Description of the task:
Leave out any pictures and transcribe all other data below exactly.

——————

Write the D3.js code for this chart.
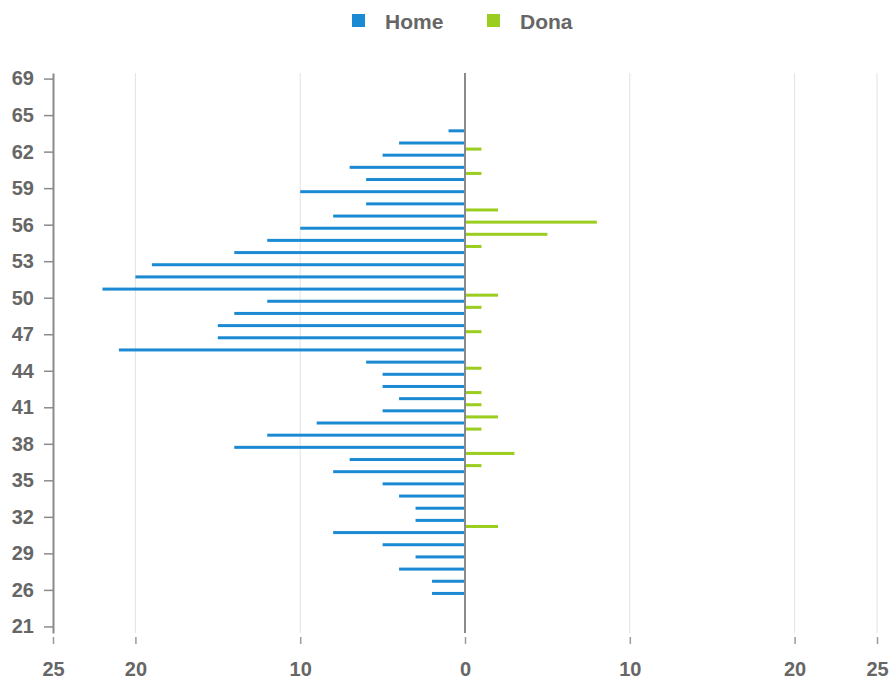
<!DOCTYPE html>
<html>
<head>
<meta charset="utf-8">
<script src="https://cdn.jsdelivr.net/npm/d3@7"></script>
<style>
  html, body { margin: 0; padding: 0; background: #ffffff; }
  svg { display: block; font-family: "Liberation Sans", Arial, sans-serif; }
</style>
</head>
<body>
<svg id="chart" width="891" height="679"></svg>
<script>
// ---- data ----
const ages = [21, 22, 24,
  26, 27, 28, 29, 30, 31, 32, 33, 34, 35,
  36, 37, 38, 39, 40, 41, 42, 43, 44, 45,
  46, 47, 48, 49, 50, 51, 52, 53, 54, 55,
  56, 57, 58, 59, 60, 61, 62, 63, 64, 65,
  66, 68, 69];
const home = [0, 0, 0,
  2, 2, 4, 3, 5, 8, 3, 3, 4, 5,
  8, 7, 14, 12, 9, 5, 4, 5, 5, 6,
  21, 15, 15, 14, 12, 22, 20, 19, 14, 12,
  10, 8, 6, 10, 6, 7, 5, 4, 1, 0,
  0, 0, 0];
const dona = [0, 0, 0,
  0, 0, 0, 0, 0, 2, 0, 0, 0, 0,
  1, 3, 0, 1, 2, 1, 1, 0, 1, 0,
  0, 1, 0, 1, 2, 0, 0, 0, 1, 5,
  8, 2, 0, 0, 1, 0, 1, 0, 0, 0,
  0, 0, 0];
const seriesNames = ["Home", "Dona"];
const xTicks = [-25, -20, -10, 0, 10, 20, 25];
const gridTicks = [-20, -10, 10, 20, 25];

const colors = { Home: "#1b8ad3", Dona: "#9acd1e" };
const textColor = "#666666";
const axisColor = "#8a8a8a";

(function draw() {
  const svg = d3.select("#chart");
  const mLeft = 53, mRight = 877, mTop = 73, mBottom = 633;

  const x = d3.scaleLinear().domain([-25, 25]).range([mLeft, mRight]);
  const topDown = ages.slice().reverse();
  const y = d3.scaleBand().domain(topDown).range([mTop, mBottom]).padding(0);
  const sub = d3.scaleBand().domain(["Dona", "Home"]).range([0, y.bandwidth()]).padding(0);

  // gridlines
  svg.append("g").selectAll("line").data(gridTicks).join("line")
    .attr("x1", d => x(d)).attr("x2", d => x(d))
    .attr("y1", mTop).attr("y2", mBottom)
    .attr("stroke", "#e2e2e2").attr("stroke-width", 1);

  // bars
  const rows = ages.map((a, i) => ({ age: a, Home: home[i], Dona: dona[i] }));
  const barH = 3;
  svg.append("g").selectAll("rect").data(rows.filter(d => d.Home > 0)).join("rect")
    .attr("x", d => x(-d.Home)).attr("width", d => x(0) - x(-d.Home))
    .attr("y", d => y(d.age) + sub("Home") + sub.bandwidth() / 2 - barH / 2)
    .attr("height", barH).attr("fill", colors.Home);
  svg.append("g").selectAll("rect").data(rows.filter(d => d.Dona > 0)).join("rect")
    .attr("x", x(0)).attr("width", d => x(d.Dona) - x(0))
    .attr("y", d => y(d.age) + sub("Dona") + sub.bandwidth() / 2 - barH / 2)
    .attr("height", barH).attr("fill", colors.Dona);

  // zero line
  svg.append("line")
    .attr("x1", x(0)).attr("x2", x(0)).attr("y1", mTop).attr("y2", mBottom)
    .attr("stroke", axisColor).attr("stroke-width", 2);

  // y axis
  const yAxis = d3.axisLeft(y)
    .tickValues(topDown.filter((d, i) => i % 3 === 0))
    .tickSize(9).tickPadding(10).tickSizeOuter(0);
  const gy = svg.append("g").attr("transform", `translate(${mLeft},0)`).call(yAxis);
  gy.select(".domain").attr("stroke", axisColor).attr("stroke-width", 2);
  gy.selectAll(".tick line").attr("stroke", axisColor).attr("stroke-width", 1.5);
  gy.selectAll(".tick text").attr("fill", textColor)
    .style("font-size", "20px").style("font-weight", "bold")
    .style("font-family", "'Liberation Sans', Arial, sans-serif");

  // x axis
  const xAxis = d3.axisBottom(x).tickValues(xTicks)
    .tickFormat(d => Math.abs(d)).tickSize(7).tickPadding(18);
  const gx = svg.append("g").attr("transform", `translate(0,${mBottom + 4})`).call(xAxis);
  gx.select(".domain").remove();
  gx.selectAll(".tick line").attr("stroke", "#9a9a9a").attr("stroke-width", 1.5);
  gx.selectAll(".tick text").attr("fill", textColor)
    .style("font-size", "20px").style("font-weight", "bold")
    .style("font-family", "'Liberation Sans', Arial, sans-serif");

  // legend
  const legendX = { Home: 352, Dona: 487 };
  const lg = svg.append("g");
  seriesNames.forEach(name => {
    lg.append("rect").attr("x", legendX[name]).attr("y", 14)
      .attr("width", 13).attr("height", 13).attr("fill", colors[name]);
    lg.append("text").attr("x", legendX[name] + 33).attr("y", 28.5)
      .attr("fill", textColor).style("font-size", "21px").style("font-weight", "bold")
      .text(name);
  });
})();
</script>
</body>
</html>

——————

Result:
Write the D3.js code for this chart.
<!DOCTYPE html>
<html>
<head>
<meta charset="utf-8">
<script src="https://cdn.jsdelivr.net/npm/d3@7"></script>
<style>
  html, body { margin: 0; padding: 0; background: #ffffff; }
  svg { display: block; font-family: "Liberation Sans", Arial, sans-serif; }
</style>
</head>
<body>
<svg id="chart" width="891" height="679"></svg>
<script>
// ---- data ----
const ages = [21, 22, 24,
  26, 27, 28, 29, 30, 31, 32, 33, 34, 35,
  36, 37, 38, 39, 40, 41, 42, 43, 44, 45,
  46, 47, 48, 49, 50, 51, 52, 53, 54, 55,
  56, 57, 58, 59, 60, 61, 62, 63, 64, 65,
  66, 68, 69];
const home = [0, 0, 0,
  2, 2, 4, 3, 5, 8, 3, 3, 4, 5,
  8, 7, 14, 12, 9, 5, 4, 5, 5, 6,
  21, 15, 15, 14, 12, 22, 20, 19, 14, 12,
  10, 8, 6, 10, 6, 7, 5, 4, 1, 0,
  0, 0, 0];
const dona = [0, 0, 0,
  0, 0, 0, 0, 0, 2, 0, 0, 0, 0,
  1, 3, 0, 1, 2, 1, 1, 0, 1, 0,
  0, 1, 0, 1, 2, 0, 0, 0, 1, 5,
  8, 2, 0, 0, 1, 0, 1, 0, 0, 0,
  0, 0, 0];
const seriesNames = ["Home", "Dona"];
const xTicks = [-25, -20, -10, 0, 10, 20, 25];
const gridTicks = [-20, -10, 10, 20, 25];

const colors = { Home: "#1b8ad3", Dona: "#9acd1e" };
const textColor = "#666666";
const axisColor = "#8a8a8a";

(function draw() {
  const svg = d3.select("#chart");
  const mLeft = 53, mRight = 877, mTop = 73, mBottom = 633;

  const x = d3.scaleLinear().domain([-25, 25]).range([mLeft, mRight]);
  const topDown = ages.slice().reverse();
  const y = d3.scaleBand().domain(topDown).range([mTop, mBottom]).padding(0);
  const sub = d3.scaleBand().domain(["Dona", "Home"]).range([0, y.bandwidth()]).padding(0);

  // gridlines
  svg.append("g").selectAll("line").data(gridTicks).join("line")
    .attr("x1", d => x(d)).attr("x2", d => x(d))
    .attr("y1", mTop).attr("y2", mBottom)
    .attr("stroke", "#e2e2e2").attr("stroke-width", 1);

  // bars
  const rows = ages.map((a, i) => ({ age: a, Home: home[i], Dona: dona[i] }));
  const barH = 3;
  svg.append("g").selectAll("rect").data(rows.filter(d => d.Home > 0)).join("rect")
    .attr("x", d => x(-d.Home)).attr("width", d => x(0) - x(-d.Home))
    .attr("y", d => y(d.age) + sub("Home") + sub.bandwidth() / 2 - barH / 2)
    .attr("height", barH).attr("fill", colors.Home);
  svg.append("g").selectAll("rect").data(rows.filter(d => d.Dona > 0)).join("rect")
    .attr("x", x(0)).attr("width", d => x(d.Dona) - x(0))
    .attr("y", d => y(d.age) + sub("Dona") + sub.bandwidth() / 2 - barH / 2)
    .attr("height", barH).attr("fill", colors.Dona);

  // zero line
  svg.append("line")
    .attr("x1", x(0)).attr("x2", x(0)).attr("y1", mTop).attr("y2", mBottom)
    .attr("stroke", axisColor).attr("stroke-width", 2);

  // y axis
  const yAxis = d3.axisLeft(y)
    .tickValues(topDown.filter((d, i) => i % 3 === 0))
    .tickSize(9).tickPadding(10).tickSizeOuter(0);
  const gy = svg.append("g").attr("transform", `translate(${mLeft},0)`).call(yAxis);
  gy.select(".domain").attr("stroke", axisColor).attr("stroke-width", 2);
  gy.selectAll(".tick line").attr("stroke", axisColor).attr("stroke-width", 1.5);
  gy.selectAll(".tick text").attr("fill", textColor)
    .style("font-size", "20px").style("font-weight", "bold")
    .style("font-family", "'Liberation Sans', Arial, sans-serif");

  // x axis
  const xAxis = d3.axisBottom(x).tickValues(xTicks)
    .tickFormat(d => Math.abs(d)).tickSize(7).tickPadding(18);
  const gx = svg.append("g").attr("transform", `translate(0,${mBottom + 4})`).call(xAxis);
  gx.select(".domain").remove();
  gx.selectAll(".tick line").attr("stroke", "#9a9a9a").attr("stroke-width", 1.5);
  gx.selectAll(".tick text").attr("fill", textColor)
    .style("font-size", "20px").style("font-weight", "bold")
    .style("font-family", "'Liberation Sans', Arial, sans-serif");

  // legend
  const legendX = { Home: 352, Dona: 487 };
  const lg = svg.append("g");
  seriesNames.forEach(name => {
    lg.append("rect").attr("x", legendX[name]).attr("y", 14)
      .attr("width", 13).attr("height", 13).attr("fill", colors[name]);
    lg.append("text").attr("x", legendX[name] + 33).attr("y", 28.5)
      .attr("fill", textColor).style("font-size", "21px").style("font-weight", "bold")
      .text(name);
  });
})();
</script>
</body>
</html>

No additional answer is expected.